Year offered fulfilling experience for ASUA president

Dear students and members of the UA community:

As my term ends, I would like to thank you all for the opportunity to serve as student body president this past year. It has been a momentous year filled with both times of tragedy and triumph, but through it all, I have felt incredible pride in the students and community of the UA.

Despite challenging times and difficult circumstances, the people of this university continue to overcome adversity and prove why this is a special place.

As student body president, I heard many unique stories about the individuals that make up this institution. These stories inspired me in my work to advocate for students and what is now a life long passion for education. For I learned that as diverse as this student body is, there is a shared love for this university and the opportunity that higher education affords us all.

I am graduating this May and moving on to what is hopefully a bright future, but I will always treasure what has been a life-changing year as student body president of the UA. I leave knowing that I did my best to represent students, and I thank you all for the privilege of this experience.

Bear down Arizona.

— Emily Fritze, Associated Students of the University of Arizona President

TUSD ethnic studies proposal misunderstood

Your columnist, Elisa Meza, (“”Protests should inspire students”” April 29) perpetuates several misunderstandings concerning my recent proposal to change Tucson Unified School District’s ethnic studies curriculum.

She writes that the proposal would turn TUSD’s Mexican American Studies (MAS) courses into electives.

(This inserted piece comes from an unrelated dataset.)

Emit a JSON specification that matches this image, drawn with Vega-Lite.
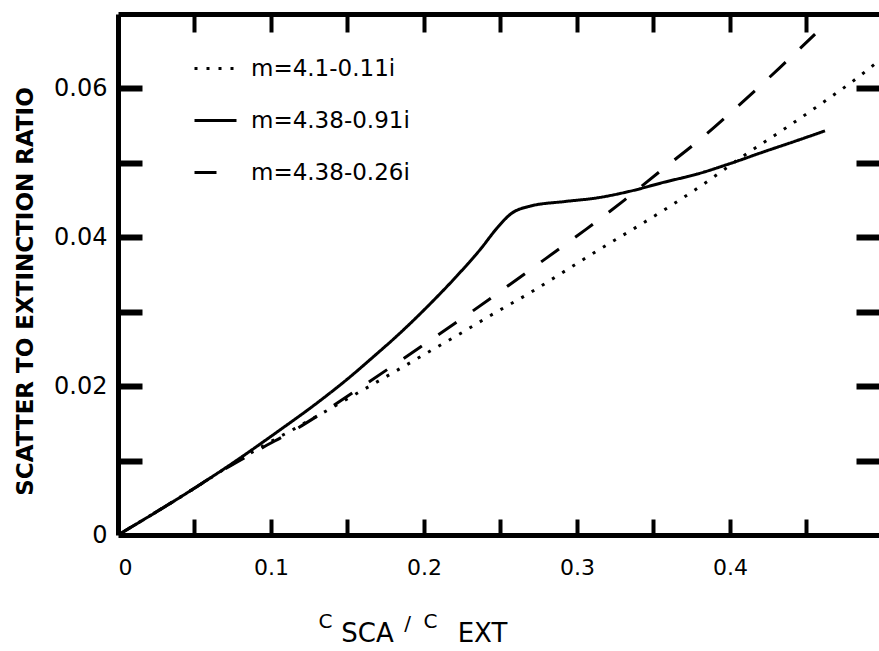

That is true only for the MAS classes in the Social Studies core, not the MAS courses in the English core.

She writes that “”Out of all the ethnic studies courses offered by TUSD, MAS was the sole subject singled out,”” but the MAS courses are the only ethnic studies courses in TUSD’s Social Studies core.

She says that my proposal shows that I support House Bill 2281, despite my numerous and consistent statements that I opposed H.B. 2281. A comparison of the text of H.B. 2281 and my proposal shows that there is no connection between them except that they both refer to ethnic studies.

Finally, your writer ignores the centerpiece of my proposal, which is to incorporate multicultural curriculum throughout our Social Studies core, so that all of TUSD’s high school students will see it, instead of the approximately 5 percent who currently choose to take MAS courses.